The Angel Standing in the Sun
J. M. W. Turner·1846
Historical Context
The Angel Standing in the Sun, exhibited at the Royal Academy in 1846, is widely considered Turner's greatest visionary painting and one of the most extraordinary works of the entire Romantic period. The image of the apocalyptic angel from Revelation 19:17 standing in the sun — surrounded by a corona of blinding solar light that dissolves all material reality around it — has been interpreted as Turner's meditation on artistic creation itself: the painter as divine instrument, channelling light rather than merely depicting it.

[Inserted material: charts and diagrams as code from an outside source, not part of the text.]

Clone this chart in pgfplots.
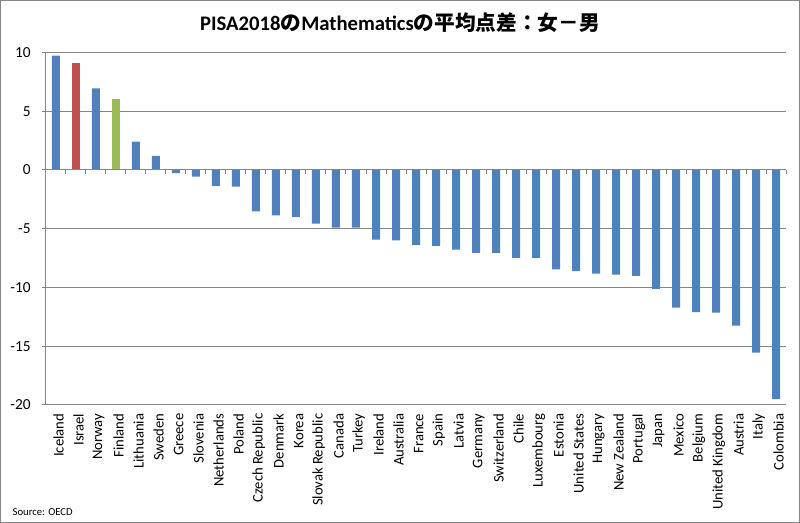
\documentclass[border=0pt]{standalone}
\usepackage{fontspec}
\setmainfont{Carlito}
\newfontfamily\cjk{Noto Sans CJK JP}
\usepackage{pgfplots}
\pgfplotsset{compat=1.18}
\definecolor{xlblue}{HTML}{4F81BD}
\definecolor{xlred}{HTML}{C0504D}
\definecolor{xlgreen}{HTML}{9BBB59}
\definecolor{xlgrid}{RGB}{134,134,134}
\begin{document}
\begin{tikzpicture}[x=1pt,y=1pt]
% chart area frame (800x523 px at 0.75pt per px)
\draw[xlgrid, line width=0.75pt] (0.4,0.4) rectangle (599.6,391.85);
\node[font=\fontsize{15.5}{17}\selectfont\bfseries] at (300,375.5)
  {PISA2018{\cjk\bfseries の}Mathematics{\cjk\bfseries の平均点差：女－男}};
\node[font=\fontsize{8}{9}\selectfont, anchor=base west] at (6,6) {Source: OECD};
\begin{axis}[
    at={(34.5pt,88.5pt)}, anchor=south west,
    scale only axis,
    width=555pt, height=264.4pt,
    xmin=-0.5, xmax=36.5,
    ymin=-20, ymax=10,
    ytick={-20,-15,...,10},
    axis y line*=left,
    axis x line*=bottom,
    axis line style={xlgrid, line width=0.75pt},
    ymajorgrids=true,
    grid style={xlgrid, line width=0.75pt},
    tick style={xlgrid, line width=0.75pt},
    tick align=outside,
    major tick length=3pt,
    x tick style={draw=none},
    xtick={0,...,36},
    xticklabels={Iceland,Israel,Norway,Finland,Lithuania,Sweden,Greece,Slovenia,Netherlands,Poland,Czech Republic,Denmark,Korea,Slovak Republic,Canada,Turkey,Ireland,Australia,France,Spain,Latvia,Germany,Switzerland,Chile,Luxembourg,Estonia,United States,Hungary,New Zealand,Portugal,Japan,Mexico,Belgium,United Kingdom,Austria,Italy,Colombia},
    xticklabel style={rotate=90, anchor=east, font=\fontsize{11}{12}\selectfont, yshift=-2pt},
    yticklabel style={font=\fontsize{11.5}{12}\selectfont, xshift=-5pt},
    /pgf/number format/assume math mode=true,
    clip=false,
]
\addplot[ybar, bar width=6pt, fill=xlblue, draw=none] coordinates {
    (0,9.73) (2,6.95) (4,2.41) (5,1.19) (6,-0.28) (7,-0.57) (8,-1.36) (9,-1.42)
    (10,-3.52) (11,-3.86) (12,-4.0) (13,-4.57) (14,-4.91) (15,-4.91) (16,-5.93)
    (17,-6.0) (18,-6.38) (19,-6.47) (20,-6.78) (21,-7.06) (22,-7.06) (23,-7.49)
    (24,-7.49) (25,-8.45) (26,-8.6) (27,-8.82) (28,-8.9) (29,-9.02) (30,-10.13)
    (31,-11.72) (32,-12.09) (33,-12.14) (34,-13.25) (35,-15.55) (36,-19.49)
};
\addplot[ybar, bar width=6pt, fill=xlred, draw=none] coordinates {(1,9.13)};
\addplot[ybar, bar width=6pt, fill=xlgreen, draw=none] coordinates {(3,6.04)};
% zero line with category boundary ticks
\draw[xlgrid, line width=0.75pt] (axis cs:-0.5,0) -- (axis cs:36.5,0);
\pgfplotsinvokeforeach{0,...,36}{
  \draw[xlgrid, line width=0.75pt] (axis cs:#1+0.5,0) -- ([yshift=-3pt]axis cs:#1+0.5,0);
}
\end{axis}
\end{tikzpicture}
\end{document}
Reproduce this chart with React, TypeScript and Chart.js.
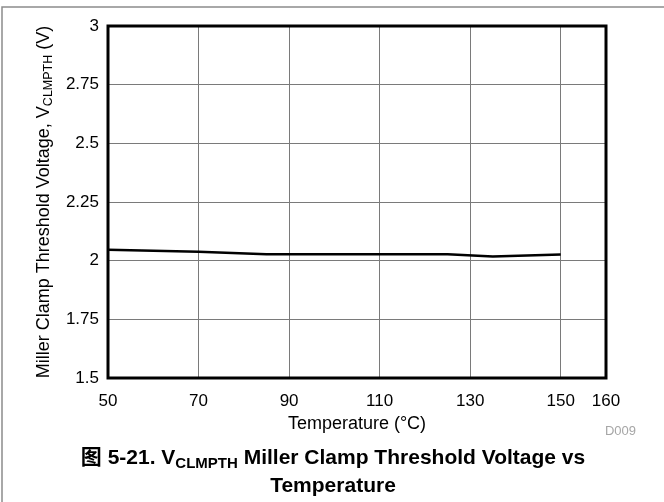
import React, { useEffect, useRef } from "react";
import { Chart, registerables } from "chart.js";

Chart.register(...registerables);

const temperatures = [50, 70, 85, 110, 125, 135, 150];
const thresholdVoltage = [2.047, 2.038, 2.027, 2.027, 2.027, 2.018, 2.026];
const xTickValues = [50, 70, 90, 110, 130, 150, 160];
const yTickValues = [1.5, 1.75, 2, 2.25, 2.5, 2.75, 3];

const yTitleMain = "Miller Clamp Threshold Voltage, V";
const yTitleSub = "CLMPTH";
const yTitleEnd = " (V)";
const xTitle = "Temperature (°C)";
const figId = "D009";
const captionPre = "图 5-21. V";
const captionSub = "CLMPTH";
const captionPost = " Miller Clamp Threshold Voltage vs";
const captionLine2 = "Temperature";

const FONT = '"Liberation Sans", Arial, Helvetica, sans-serif';
const CJK_FONT = '"Liberation Sans", "Noto Sans CJK SC", Arial, sans-serif';

const decorPlugin = {
  id: "decor",
  beforeDraw(chart: any) {
    const ctx = chart.ctx;
    ctx.save();
    ctx.fillStyle = "#fff";
    ctx.fillRect(0, 0, chart.width, chart.height);
    ctx.strokeStyle = "#8c8c8c";
    ctx.lineWidth = 1.5;
    ctx.beginPath();
    ctx.moveTo(2, chart.height);
    ctx.lineTo(2, 7);
    ctx.lineTo(chart.width, 7);
    ctx.stroke();
    ctx.restore();
  },
  afterDraw(chart: any) {
    const ctx = chart.ctx;
    const a = chart.chartArea;
    ctx.save();
    // plot frame
    ctx.strokeStyle = "#000";
    ctx.lineWidth = 3;
    ctx.strokeRect(a.left, a.top, a.right - a.left, a.bottom - a.top);

    // y title (rotated with subscript)
    const mainFont = `18px ${FONT}`;
    const subFont = `12.5px ${FONT}`;
    ctx.font = mainFont;
    const w1 = ctx.measureText(yTitleMain).width;
    const w3 = ctx.measureText(yTitleEnd).width;
    ctx.font = subFont;
    const w2 = ctx.measureText(yTitleSub).width;
    const total = w1 + w2 + w3;
    ctx.translate(49, (a.top + a.bottom) / 2);
    ctx.rotate(-Math.PI / 2);
    ctx.fillStyle = "#000";
    ctx.textBaseline = "alphabetic";
    ctx.textAlign = "left";
    let x = -total / 2;
    ctx.font = mainFont;
    ctx.fillText(yTitleMain, x, 0);
    x += w1;
    ctx.font = subFont;
    ctx.fillText(yTitleSub, x, 3);
    x += w2;
    ctx.font = mainFont;
    ctx.fillText(yTitleEnd, x, 0);
    ctx.setTransform(1, 0, 0, 1, 0, 0);

    // x title
    ctx.font = `18px ${FONT}`;
    ctx.textAlign = "center";
    ctx.fillText(xTitle, (a.left + a.right) / 2, 429);

    // figure id
    ctx.font = `13px ${FONT}`;
    ctx.fillStyle = "#a6a6a6";
    ctx.textAlign = "right";
    ctx.fillText(figId, 636, 435);

    // caption
    ctx.fillStyle = "#000";
    ctx.textAlign = "left";
    const capFont = `bold 21px ${CJK_FONT}`;
    const capSubFont = `bold 15px ${CJK_FONT}`;
    ctx.font = capFont;
    const c1 = ctx.measureText(captionPre).width;
    const c3 = ctx.measureText(captionPost).width;
    ctx.font = capSubFont;
    const c2 = ctx.measureText(captionSub).width;
    const cx = 333;
    let px = cx - (c1 + c2 + c3) / 2;
    ctx.font = capFont;
    ctx.fillText(captionPre, px, 464);
    px += c1;
    ctx.font = capSubFont;
    ctx.fillText(captionSub, px, 468);
    px += c2;
    ctx.font = capFont;
    ctx.fillText(captionPost, px, 464);
    ctx.textAlign = "center";
    ctx.fillText(captionLine2, cx, 492);
    ctx.restore();
  },
};

export default function App() {
  const ref = useRef<HTMLCanvasElement | null>(null);
  useEffect(() => {
    if (!ref.current) return;
    const chart = new Chart(ref.current, {
      type: "line",
      data: {
        datasets: [
          {
            data: temperatures.map((t, i) => ({ x: t, y: thresholdVoltage[i] })),
            borderColor: "#000",
            borderWidth: 2.5,
            pointRadius: 0,
            tension: 0,
            fill: false,
          },
        ],
      },
      options: {
        animation: false,
        responsive: false,
        devicePixelRatio: 1,
        layout: { padding: { left: 0, top: 26, right: 58, bottom: 0 } },
        plugins: { legend: { display: false }, tooltip: { enabled: false } },
        scales: {
          x: {
            type: "linear",
            min: 50,
            max: 160,
            afterBuildTicks: (s: any) => {
              s.ticks = xTickValues.map((v) => ({ value: v }));
            },
            afterFit: (s: any) => {
              s.height = 124;
            },
            ticks: {
              autoSkip: false,
              maxRotation: 0,
              padding: 13,
              color: "#000",
              font: { family: FONT, size: 17 },
              callback: (v: any) => String(v),
            },
            grid: { color: "#7a7a7a", lineWidth: 1, drawTicks: false },
            border: { display: false },
          },
          y: {
            type: "linear",
            min: 1.5,
            max: 3,
            afterBuildTicks: (s: any) => {
              s.ticks = yTickValues.map((v) => ({ value: v }));
            },
            afterFit: (s: any) => {
              s.width = 108;
            },
            ticks: {
              autoSkip: false,
              padding: 9,
              color: "#000",
              font: { family: FONT, size: 17 },
              callback: (v: any) => String(v),
            },
            grid: { color: "#7a7a7a", lineWidth: 1, drawTicks: false },
            border: { display: false },
          },
        },
      },
      plugins: [decorPlugin],
    });
    return () => chart.destroy();
  }, []);
  return (
    <div style={{ position: "absolute", left: 0, top: 0, width: 664, height: 502 }}>
      <canvas ref={ref} width={664} height={502} style={{ width: 664, height: 502, display: "block" }} />
    </div>
  );
}
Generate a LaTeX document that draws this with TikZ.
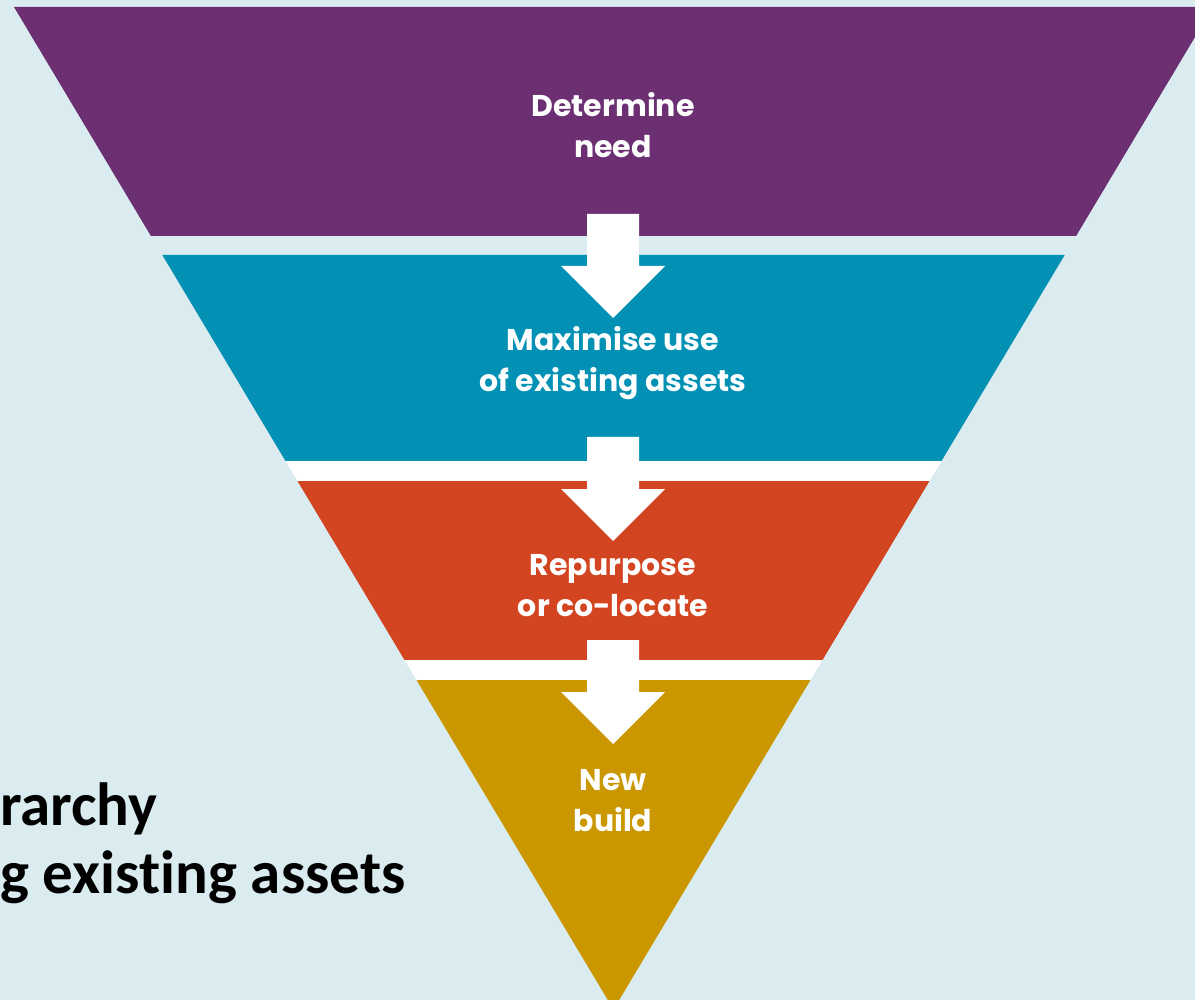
\documentclass[tikz,border=0pt]{standalone}
\usepackage{fontspec}
\newfontfamily\funnelfont{Poppins}[UprightFont=* Bold]
\newfontfamily\titlefont{Carlito}[UprightFont=* Bold,Ligatures=NoCommon]
\definecolor{bgc}{RGB}{218,236,240}
\definecolor{purp}{RGB}{107,47,114}
\definecolor{teal}{RGB}{2,145,180}
\definecolor{oran}{RGB}{211,69,32}
\definecolor{gold}{RGB}{203,151,0}
\begin{document}
\begin{tikzpicture}[x=1pt,y=-1pt,
  bandtext/.style={text=white,align=center,inner sep=0pt,font=\funnelfont\fontsize{30}{41}\selectfont},
  bigarrow/.style={fill=white,draw=none},
  titletext/.style={text=black,anchor=base west,inner sep=0pt,font=\titlefont\fontsize{61}{68}\selectfont}]
\useasboundingbox (0,0) rectangle (1195,1000);
\clip (0,0) rectangle (1195,1000);
\fill[bgc] (0,0) rectangle (1195,1000);
% bands
\fill[purp] (14,7) -- (1213,7) -- (1076.1,236) -- (150.9,236) -- cycle;
\fill[teal] (162.3,255) -- (1064.7,255) -- (941.5,461) -- (285.5,461) -- cycle;
\fill[white] (285.5,461) -- (941.5,461) -- (929.5,481) -- (297.5,481) -- cycle;
\fill[oran] (297.5,481) -- (929.5,481) -- (822.5,660) -- (404.5,660) -- cycle;
\fill[white] (404.5,660) -- (822.5,660) -- (810.5,680) -- (416.5,680) -- cycle;
\fill[gold] (416.5,680) -- (810.5,680) -- (613.5,1009.5) -- cycle;
% arrows
\fill[bigarrow] (587,214) -- (639,214) -- (639,266) -- (665,266) -- (613,318) -- (561,266) -- (587,266) -- cycle;
\fill[bigarrow] (587,437) -- (639,437) -- (639,489) -- (665,489) -- (613,541) -- (561,489) -- (587,489) -- cycle;
\fill[bigarrow] (587,640) -- (639,640) -- (639,692) -- (665,692) -- (613,744) -- (561,692) -- (587,692) -- cycle;
% labels
\node[bandtext] (need) at (613,125) {Determine\\need};
\node[bandtext] (maxuse) at (613,363) {Maximise use\\of existing assets};
\node[bandtext] (repurp) at (613,586) {Repurpose\\or co-locate};
\node[bandtext] (newb) at (613,801) {New\\build};
\node[titletext] (title1) at (0,825) {rarchy};
\node[titletext] (title2) at (0,893) {g existing assets};
\end{tikzpicture}
\end{document}
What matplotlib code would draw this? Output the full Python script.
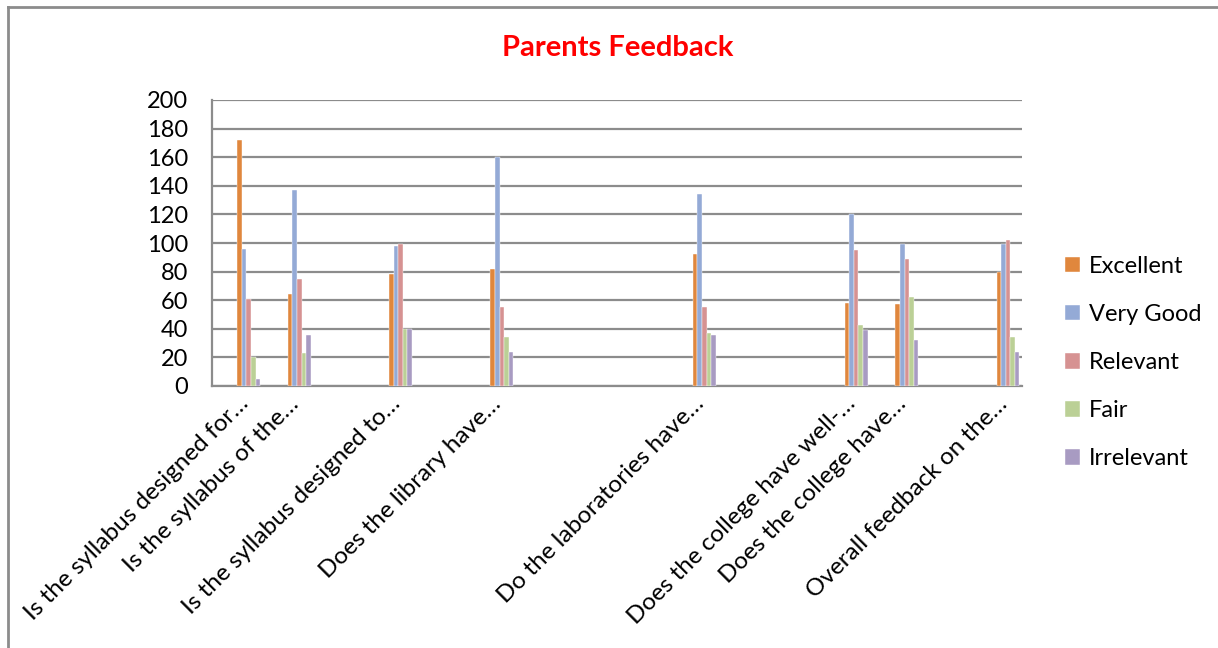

Around the periphery of the blinding central glow are shadowy figures from other biblical narratives — Eve and the Serpent, the death of Abel, Samson and Delilah — all rendered as shadows in the overwhelming radiance of the central light. Ruskin called it a self-portrait: the painter at the end of his career, standing in the sun he had spent his life painting. The painting was exhibited when Turner was seventy-one years old, five years before his death, and it carries the weight of a final artistic statement.
Technical Analysis
The visionary painting achieves an almost abstract intensity, with the angel barely visible within a corona of blazing light that dissolves all material form.
Look Closer
- ◆Look directly at the angel's position within the composition — a figure of light at the center of a corona of radiance so intense that it overwhelms everything around it, making the angel an embodiment of light itself.
- ◆Notice the sun blazing at the composition's upper center — Turner merges the apocalyptic angel with the sun itself, making it ambiguous whether the blinding light source is the angel or the sun behind it.
- ◆Observe the other apocalyptic figures visible around the edges — the riders and armies of Revelation barely distinguishable within the overwhelming light, Turner making the solar radiance the subject rather than the narrative.
- ◆Find the birds visible circling in the upper portion — the passage from Revelation 19 where the angel calls the birds to feast on the flesh of the fallen, a detail Turner includes within the blazing composition.